Can the prime minister defy the odds and shrug off yet another political body blow?by Paul Wallace / November 16, 2018 / Leave a comment
Theresa May has her detractors, not least in her own party, but she has also won admiration for her sheer resilience. This is a prime minister, after all, whose imminent political demise has been predicted repeatedly since she lost the Conservative majority in last year’s disastrous election. Can she prevail yet again now that the unpalatable—if realistic—terms of Britain’s departure from the European Union have been revealed?
May’s ability to cope with seemingly fatal political bodyblows was on full display this week as she sought to muster support for the Brexit deal finally struck in Brussels. This torturous process spurred yet more cabinet resignations. A prime minister who created the Brexit department in the wake of the 2016 referendum, has now lost not just one but two incumbents as Dominic Raab followed David Davis in resigning as Brexit Secretary. Shortly afterwards Esther McVey, the Work and Pensions Secretary, also resigned.
Would more cabinet ministers follow, turning a manageable trickle into a cascade that might fatally undermine May’s authority? As so often in the story of Brexit, Michael Gove appeared poised to make a decisive intervention when it emerged on Thursday that he had rejected the post of Brexit secretary. Gove reportedly wanted to pursue an alternative approach to Brexit, in which Britain would temporarily park itself in the position of countries such as Norway which are outside the EU but in the single market. Speculation was rife that he might follow Raab and McVey in resigning, further weakening May’s position. But today Gove stepped back from the brink.

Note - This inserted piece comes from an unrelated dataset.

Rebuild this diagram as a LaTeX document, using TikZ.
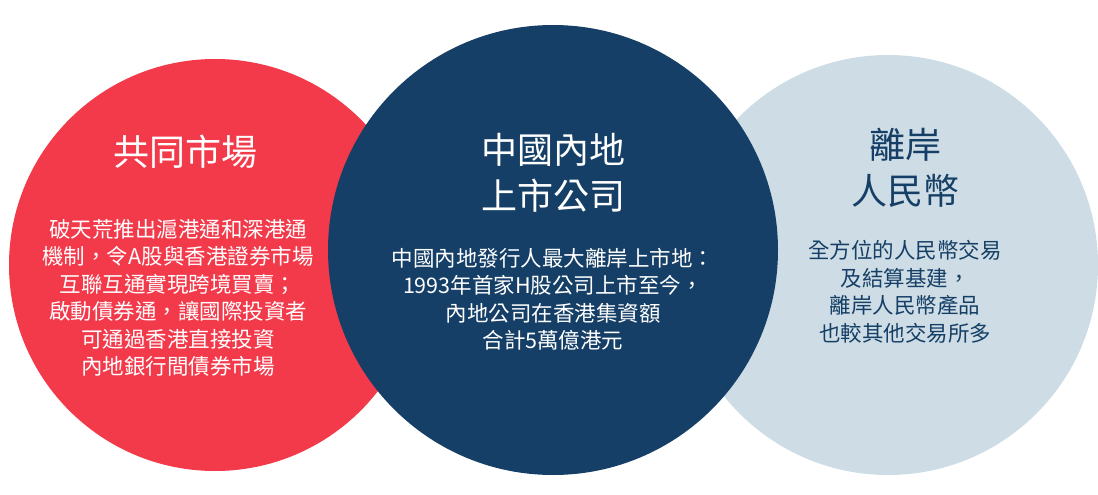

Even if May has staunched the flow of resignations from the cabinet she may shortly have to face another hurdle, a formal challenge within the Conservative Party to her leadership. In a flurry of publicity on Thursday, hardline Brexiter Jacob Rees-Mogg added his letter calling for a no confidence vote to those already sent to Graham Brady, Chairman of the 1922 Committee. It now looks increasingly likely that the pile of letters will reach 48, the number needed to trigger such a vote among Tory MPs. Yet even if this happens it seems unlikely that May would lose; and if she wins she cannot be challenged for a further 12 months.
May’s ability to withstand one blow after another reflects her personal strengths. After taking a battering in the House of Commons on Thursday as MPs vied with each other to take aim at the deal, she was undaunted. She swiftly summoned the press to Downing Street where she compared herself to one of her cricket heroes, Geoffrey Boycott, the grittily defensive opening batsman who “stuck to it and got the runs in the end.”
But May’s resilience also reflects the politics of Brexit. Having willed Britain’s departure Tory Brexiters prefer to bay from the wings than to have to assume the practical responsibility of minimising harm from leaving. That job has fallen to May, who herself has been on a steep learning curve as she has had to smudge red lines that she unwisely drew at the outset, such as over the continuing role of the European Court of Justice. May offers what is feasible rather than what is fanciful after negotiations that have stripped bare the weakness of Britain’s position.
Ironically, May also owes some of her resilience to her fellow leaders in the EU, who regard her as someone with whom they can do business. Although they are determined to make clear that countries leaving the EU must pay a price, they want Britain’s exit to be an orderly affair, not least since a chaotic one would also damage continental countries. When the German Chancellor Angela Merkel ruled out on Thursday any further negotiations, this helped indirectly to prop up May’s authority at home by banging shut the door to hopes that a change in British leadership would make any difference.
Assuming that May does remain prime minister, undoubtedly her biggest challenge will be to get her deal through the House of Commons. The arithmetic looks impossible. Rather than propping up May’s minority government, the ten-strong Northern Irish DUP will vote against the agreement. A large contingent of Brexiter Tories is expected to vote it down while a smaller number of Remainers will do the same. With the SNP also rejecting the deal, May can only get it through with substantial support from Labour MPs, which looks unlikely.
Yet even if May fails initially she might succeed on a second try if there is a punishing response from financial markets at the prospect of a disastrous no-deal Brexit. The precedent of the American House of Representatives at the height of the 2008 financial crisis is widely cited: when markets tanked after they initially rejected a banking bail-out they hastily changed their minds.
And there is another possibility. May has repeatedly ruled out a second referendum. But then she also ruled out calling a general election—until she did so. If the House of Commons refuses to back her deal, this may be the only way out for a prime minister with a remarkable ability to survive.